Second generation KTM electric enduro can go the distance
When KTM took its first stab at electric off-road bikes, it came up with what can be best described as expensive toys. With the second generation Freeride E-XC, the Austrian manufacturer adds 50 percent more battery juice for more practical range, and rounds it off with race-proven suspension.
Stefan Pierer, KTM CEO and majority shareholder, is more than just a successful Austrian industrialist; from his position as president of the European Association of Motorcycle Manufacturers he knows well that electric mobility is set to boom in the next decade.
His company hopped on the battery-powered train several years ago, with the first Freeride model hitting the market in 2012. Despite it being as well designed and enjoyable as any typical KTM off-roader, its limited range made it look more like a rich boy's toy than an actual alternative to the company's similarly-priced petrol bikes.
The Freeride family started off with a non-road-legal motocross model, before expanding to include enduro and supermoto versions. The motocrosser only needed to provide race track fun for a limited time, but the later arrivals could take to the streets, meaning that only offering up to an hour of riding weighed down heavily on their practicality.
For 2018 KTM has announced a new 260 V lithium-ion Power Pack with 50 percent more capacity, jumping from 2.6 to 3.9 kWh. This translates to equally more range, so the new Freeride E-XC can be ridden for roughly up to an hour and a half – obviously depending on a number of factors, such as terrain, rider weight and riding style.
In comparison to the previous generation of Freeride batteries, charging time hasn't changed, requiring 80 minutes for a full charge and 50 minutes to reach 80 percent.
The liquid-cooled, permanent magnet, synchronous motor is still as first introduced. Its rated power is 9 kW (12 hp), under the limit of Europe's A1 novice driving license, but it can peak at 18 kW (24.5 hp), and its torque output reads a constant 42 Nm (31 lb-ft).
KTM says that it worked on the motor's thermal stability, with new insulating pads between the stators and the waterproof aluminum casing. As before, there are three selectable power modes, Economy, Enduro and Cross, and a Freeride novelty in the shape of regenerative braking.

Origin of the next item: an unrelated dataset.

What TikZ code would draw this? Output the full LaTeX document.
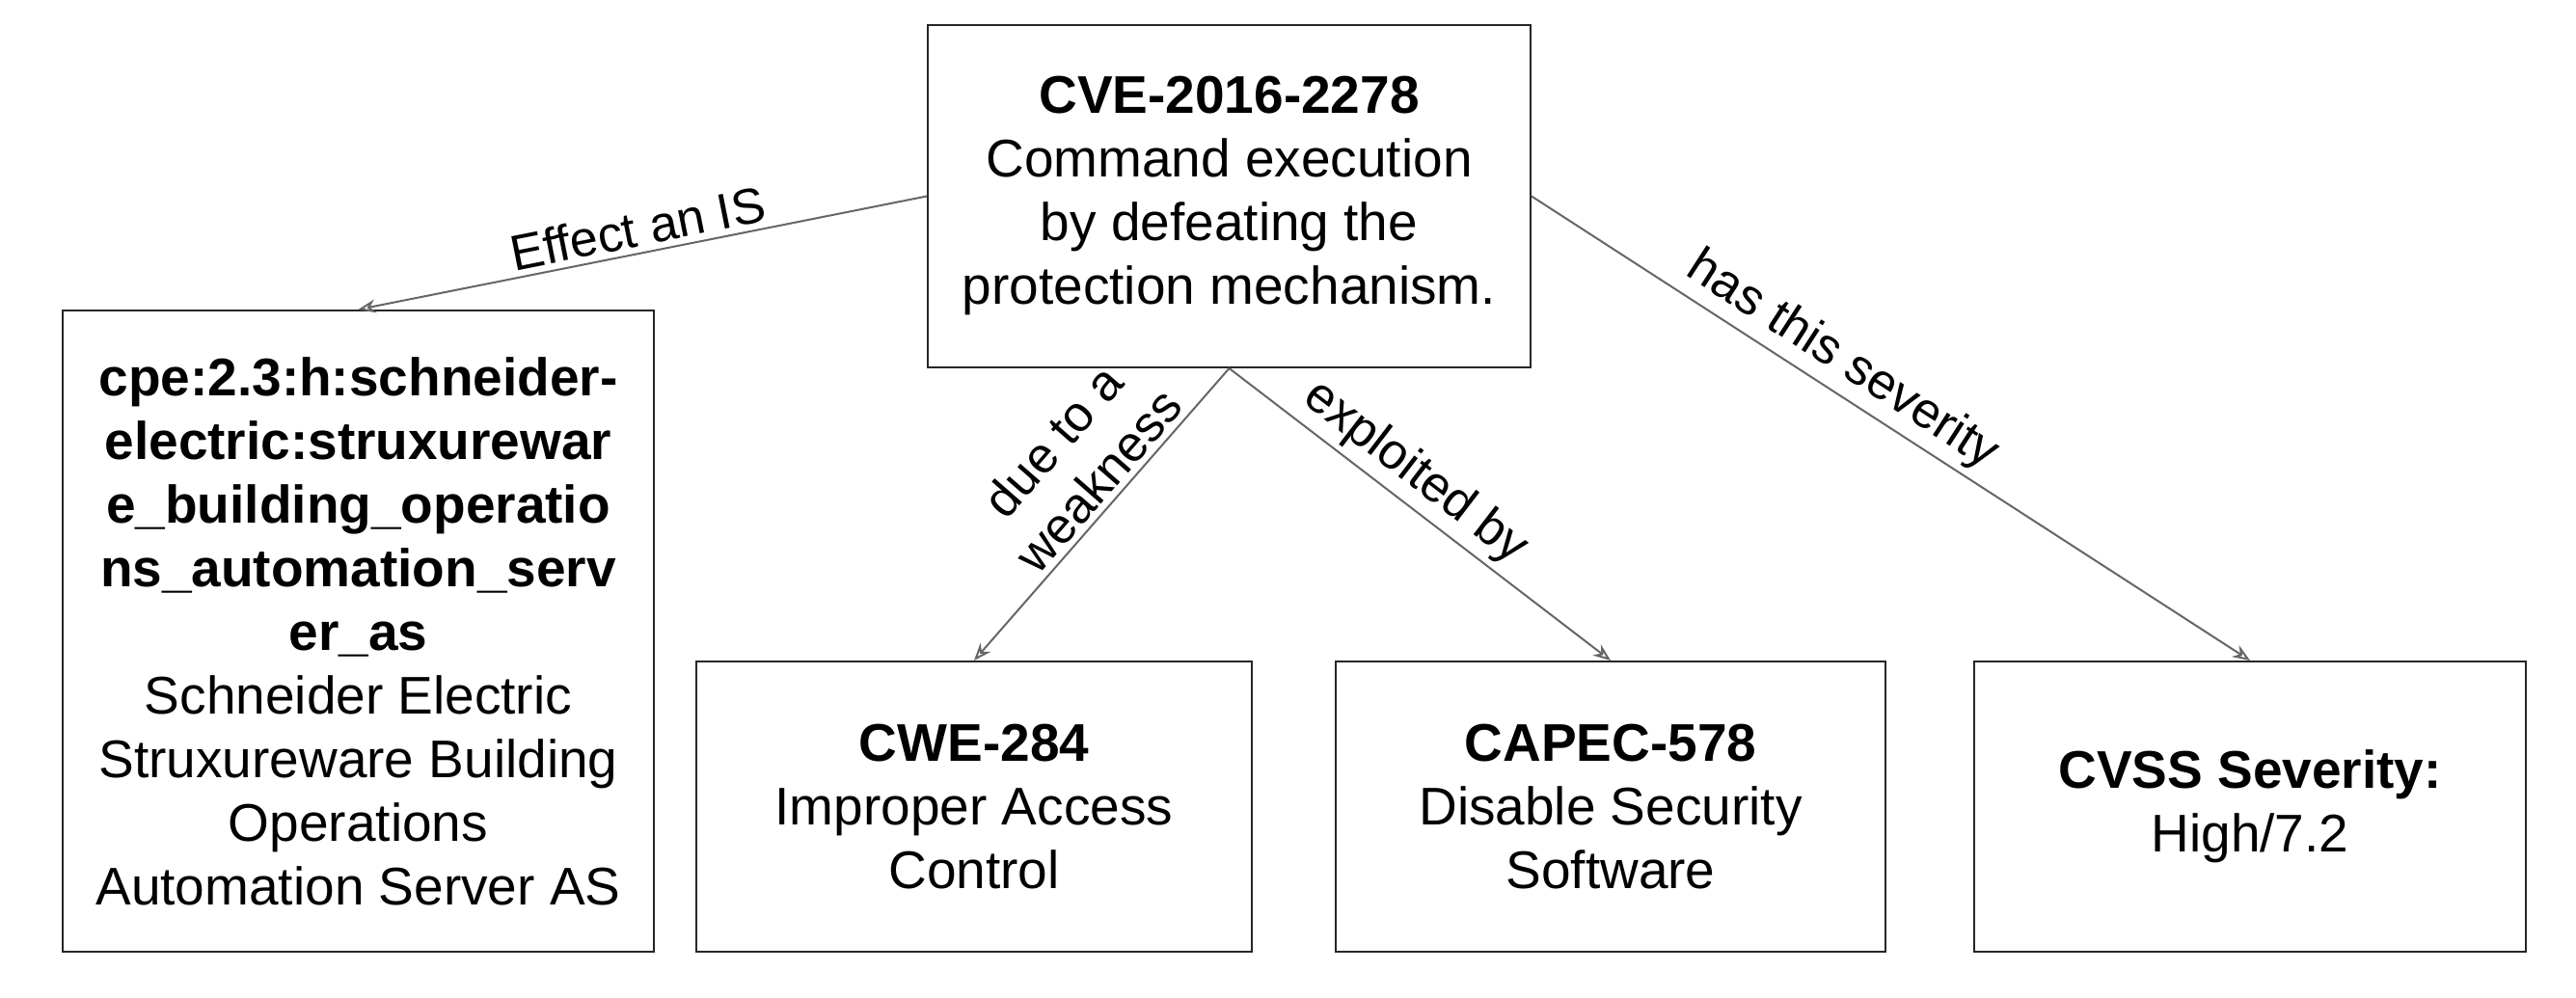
\documentclass[tikz,border=0pt]{standalone}
\usepackage{fontspec}
\setmainfont{Liberation Sans}
\usetikzlibrary{arrows.meta}
\begin{document}
\begin{tikzpicture}[x=1pt,y=1pt,
  box/.style={draw=black!85,line width=2pt,align=center,inner sep=0pt,
    font=\fontsize{55}{66}\selectfont},
  conn/.style={draw=black!60,line width=2pt,-{Stealth[length=18pt,width=14pt,open]}},
  lab/.style={font=\fontsize{52}{62}\selectfont,sloped,above,align=center,inner sep=6pt}]
\useasboundingbox (0,0) rectangle (2671,1035);
\node[box,minimum width=625,minimum height=355] (top) at (1274.5,831.5)
  {\textbf{CVE-2016-2278}\\Command execution\\by defeating the\\protection mechanism.};
\node[box,minimum width=613,minimum height=665] (left) at (371.5,380.5)
  {\textbf{cpe:2.3:h:schneider-}\\\textbf{electric:struxurewar}\\\textbf{e\_building\_operatio}\\\textbf{ns\_automation\_serv}\\\textbf{er\_as}\\Schneider Electric\\Struxureware Building\\Operations\\Automation Server AS};
\node[box,minimum width=576,minimum height=301] (cwe) at (1010,198.5)
  {\textbf{CWE-284}\\Improper Access\\Control};
\node[box,minimum width=570,minimum height=301] (capec) at (1670,198.5)
  {\textbf{CAPEC-578}\\Disable Security\\Software};
\node[box,minimum width=572,minimum height=301] (cvss) at (2333,198.5)
  {\textbf{CVSS Severity:}\\High/7.2};
\draw[conn] (top.west) -- node[lab,pos=0.5] {Effect an IS} (left.north);
\draw[conn] (top.south) -- node[lab,pos=0.44] {due to a\\weakness} (cwe.north);
\draw[conn] (top.south) -- node[lab,pos=0.44] {exploited by} (capec.north);
\draw[conn] (top.east) -- node[lab,pos=0.41] {has this severity} (cvss.north);
\end{tikzpicture}
\end{document}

One other change that will probably make the Freeride E-XC more desirable is its new suspension. KTM opted for the WP Xplor series, with a set of 43 mm inverted split-action forks – compression adjustment on one leg, rebound on the other – and a PDS rear shock. An upgrade over the previous model, this set-up shares similar parts to those used in the rest of KTM's range, though still not the beefier and heavier 48 mm Xplor forks of the EXC enduros.
Weighing just a little more than its predecessor, the 111-kg (244.7-lb) Freeride E-XC is slated to enter production in January 2018, with retail pricing yet to be revealed.
This turn to more practicality may not exactly constitute a paradigm-shifting change for the Austrian company, but it certainly is a move in the right direction against growing competition in the electric motorcycle field. Sooner or later, the changes applied to the electric enduro will probably filter down to the other two Freeride models, SX and SM.
More generally, KTM's Freeride press release also reveals plans to put an emphasis on e-mobility in the future, with a range of machines from 250 W to 11 kW coming until 2025. These will include electric minibikes, an electric scooter, and a new partnership with Pexco for a series of electric bicycles.